After pointing out the perplexing lack of high-profile blow-ups in the current commodity crush (as a reminder back in 2016 when oil dropped less than it has now, the Glencores and Trafiguras of the world were this close to collapse), we reported less than a month ago that one of Singapore’s biggest and most iconic – and extremely secretive – oil traders, Hin Leong Trading, whose website reports revenue surpassed $14 billion all the way back in 2012, filed for bankruptcy protection after, according to a Bloomberg report, the son of the “legendary” founder of Hin Leong said the Singapore oil trader hid about $800 million in losses racked up in futures trading.

At the time we warned that potentially means huge losses for the banks which provided the merchant with billions in loans as the collateral they thought they have as a guarantee isn’t there. Altogether, Hin Leong is said to owe almost $4 billion to more than 20 banks including HSBC (which said it booked a substantial loan loss provisions from an exposure to oil traders), who will now scramble to figure out just how massive their loan losses are.
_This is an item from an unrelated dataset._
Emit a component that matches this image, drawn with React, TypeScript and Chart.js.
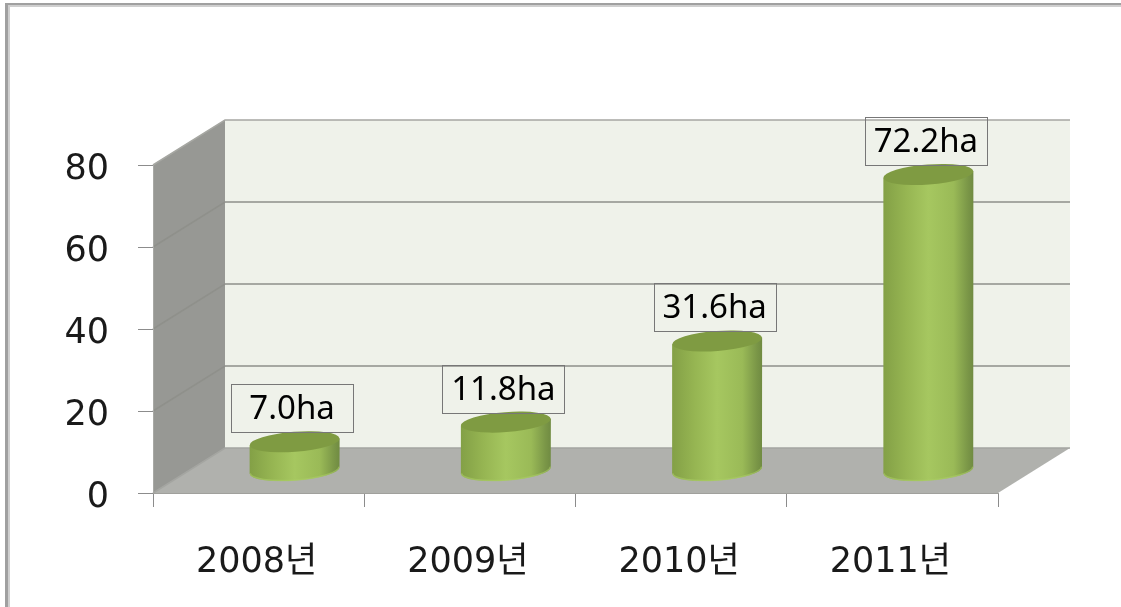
import React, { useEffect, useRef } from "react";
import { Chart, registerables } from "chart.js";

Chart.register(...registerables);

const categories = ["2008년", "2009년", "2010년", "2011년"];
const areaValues = [7.0, 11.8, 31.6, 72.2];
const valueLabels = ["7.0ha", "11.8ha", "31.6ha", "72.2ha"];
const yTicks = [0, 20, 40, 60, 80];

const DEPTH_X = 72;
const DEPTH_Y = 45;
const RX = 45;
const RY = 10;
const TILT = -0.075;

const scene = {
  id: "scene3d",
  beforeDraw(chart: any) {
    const { ctx, chartArea: a } = chart;
    ctx.save();
    ctx.fillStyle = "#ffffff";
    ctx.fillRect(0, 0, chart.width, chart.height);
    // page frame (top and left only)
    ctx.fillStyle = "#cfcfcf";
    ctx.fillRect(5, 3, 5, chart.height - 3);
    ctx.fillRect(5, 3, chart.width - 5, 4);
    ctx.fillStyle = "#a0a0a0";
    ctx.fillRect(5, 3, 3, chart.height - 3);
    ctx.fillRect(5, 3, chart.width - 5, 2);
    // back wall
    ctx.fillStyle = "#eff2ea";
    ctx.fillRect(a.left + DEPTH_X, a.top - DEPTH_Y, a.right - a.left, a.bottom - a.top);
    // side wall
    ctx.fillStyle = "#979894";
    ctx.beginPath();
    ctx.moveTo(a.left, a.top);
    ctx.lineTo(a.left + DEPTH_X, a.top - DEPTH_Y);
    ctx.lineTo(a.left + DEPTH_X, a.bottom - DEPTH_Y);
    ctx.lineTo(a.left, a.bottom);
    ctx.closePath();
    ctx.fill();
    // floor
    ctx.fillStyle = "#b0b1ad";
    ctx.beginPath();
    ctx.moveTo(a.left, a.bottom);
    ctx.lineTo(a.left + DEPTH_X, a.bottom - DEPTH_Y);
    ctx.lineTo(a.right + DEPTH_X, a.bottom - DEPTH_Y);
    ctx.lineTo(a.right, a.bottom);
    ctx.closePath();
    ctx.fill();
    // gridlines from the value scale
    const y = chart.scales.y;
    yTicks.forEach((v) => {
      const py = y.getPixelForValue(v);
      ctx.strokeStyle = v === 0 ? "#a4a5a1" : v === 80 ? "#a6a7a2" : "#8f908b";
      ctx.lineWidth = 1.5;
      ctx.beginPath();
      ctx.moveTo(a.left, py);
      ctx.lineTo(a.left + DEPTH_X, py - DEPTH_Y);
      ctx.lineTo(a.right + DEPTH_X, py - DEPTH_Y);
      ctx.stroke();
    });
    // left edge of the side wall
    ctx.strokeStyle = "#a8a9a5";
    ctx.lineWidth = 1;
    ctx.beginPath();
    ctx.moveTo(a.left + 0.5, a.top);
    ctx.lineTo(a.left + 0.5, a.bottom);
    ctx.stroke();
    ctx.restore();
  },
  afterDatasetsDraw(chart: any) {
    const { ctx } = chart;
    const base = chart.scales.y.getPixelForValue(0);
    chart.getDatasetMeta(0).data.forEach((el: any, i: number) => {
      const cx = el.x + DEPTH_X / 2;
      const top = el.y - DEPTH_Y / 2;
      const bot = base - DEPTH_Y / 2;
      const dy = RX * Math.sin(TILT);
      ctx.save();
      const g = ctx.createLinearGradient(cx - RX, 0, cx + RX, 0);
      g.addColorStop(0, "#83a046");
      g.addColorStop(0.25, "#96b552");
      g.addColorStop(0.5, "#a6c760");
      g.addColorStop(0.78, "#9aba57");
      g.addColorStop(0.94, "#7a9647");
      g.addColorStop(1, "#708b42");
      ctx.fillStyle = g;
      ctx.beginPath();
      ctx.moveTo(cx - RX, top - dy);
      ctx.lineTo(cx - RX, bot - dy);
      ctx.ellipse(cx, bot, RX, RY, TILT, Math.PI, 0, true);
      ctx.lineTo(cx + RX, top + dy);
      ctx.closePath();
      ctx.fill();
      // lighter rim at the foot of the cylinder
      ctx.strokeStyle = "rgba(170,205,100,0.6)";
      ctx.lineWidth = 1.5;
      ctx.beginPath();
      ctx.ellipse(cx, bot - 0.5, RX - 0.5, RY, TILT, Math.PI, 0, true);
      ctx.stroke();
      ctx.fillStyle = "#7f9b42";
      ctx.beginPath();
      ctx.ellipse(cx, top, RX, RY, TILT, 0, Math.PI * 2);
      ctx.fill();
      // value label box
      const bw = 122;
      const bh = 48;
      const bx = el.x + 33.5 - bw / 2;
      const by = el.y - 32 - bh;
      ctx.strokeStyle = "#777777";
      ctx.lineWidth = 1;
      ctx.strokeRect(Math.round(bx) + 0.5, Math.round(by) + 0.5, bw, bh);
      ctx.fillStyle = "#000000";
      ctx.font = '33px "Noto Sans", sans-serif';
      ctx.textAlign = "center";
      ctx.textBaseline = "middle";
      ctx.fillText(valueLabels[i], bx + bw / 2, by + bh / 2 + 1.5);
      ctx.restore();
    });
  },
};

const axisFont = { family: '"DejaVu Sans", "Noto Sans CJK KR", sans-serif', size: 35 };

export default function App() {
  const ref = useRef<HTMLCanvasElement>(null);
  useEffect(() => {
    const chart = new Chart(ref.current!, {
      type: "bar",
      data: {
        labels: categories,
        datasets: [
          {
            label: "면적",
            data: areaValues,
            backgroundColor: "rgba(0,0,0,0)",
            borderWidth: 0,
            barThickness: 90,
          },
        ],
      },
      plugins: [scene],
      options: {
        responsive: false,
        animation: false,
        layout: { padding: { top: 165, right: 123, left: 0, bottom: 0 } },
        plugins: { legend: { display: false }, tooltip: { enabled: false } },
        scales: {
          x: {
            afterFit: (s: any) => {
              s.height = 114;
            },
            grid: { drawOnChartArea: false, color: "#8c8c8c", tickLength: 14, offset: true },
            border: { color: "#a0a09c", width: 1 },
            ticks: { color: "#1a1a1a", font: axisFont, padding: 35, maxRotation: 0, labelOffset: -2 },
          },
          y: {
            min: 0,
            max: 80,
            afterFit: (s: any) => {
              s.width = 153;
            },
            afterBuildTicks: (s: any) => {
              s.ticks = yTicks.map((value) => ({ value }));
            },
            grid: { drawOnChartArea: false, color: "#8c8c8c", tickLength: 15 },
            border: { display: false },
            ticks: { color: "#1a1a1a", font: axisFont, padding: 29, labelOffset: 5 },
          },
        },
      },
    });
    return () => chart.destroy();
  }, []);
  return (
    <div style={{ position: "absolute", left: 0, top: 0 }}>
      <canvas ref={ref} width={1121} height={607} style={{ display: "block" }} />
    </div>
  );
}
And now, as Bloomberg reports, we see the first real victim as Societe Generale is halting fresh funding to oil trading firms in the Asia Pacific region and reviewing its activities globally after taking a large hit because of the collapse of the Singapore giant.

According to people with knowledge of the matter, Bloomberg notes that the Singaporean company filed for creditor protection while owing the French bank about $240 million leading it to reconsider its future business in commodities financing both in the APAC region and more broadly.

“Societe Generale doesn’t comment on market rumors but the bank reminds that Natural Resources financing is one of its core expertise,” the lender said in a statement.

“Societe Generale will remain committed to the Trade Commodity Finance sector, including in Asia.”

As we detailed previously, one unexpected consequence of the company’s sudden bankruptcy, is that with a record 160MM barrels of oil loaded up on tankers to ease the global commodity glut, Singapore may suddenly lose its place as the world’s tanker “parking lot.” While traditionally Singapore has had massive spare oil storage capacity which explains photos such as shits one…

 it is Hin Leong’s Universal Terminal that has storage capacity of 2.33 million cubic meters and is the largest independent petroleum storage terminal in Singapore and one of the biggest independent storage facilities worldwide. But now that the company is bankrupt, the ability of tankers to store their holdings in the terminal is suddenly in limbo, which means that storing oil on sea may suddenly become far more complicated.

Last month, before we know the extent of the company’s financial debacle – and fraud – we concludes that “it is unclear what will happen to the Singapore commodity trading giant if it is unable to find banks that will backstop its operations.” Well, we now know – game over – which makes the second part of our forecast especially applicable: “should the firm become insolvent, the downstream cascade for companies in the Pacific Rim could be devastating.”

And it seems we are correct as we are sure SocGen will not be the last to reconsider its credit-financing of these over-levered Asian trading entities.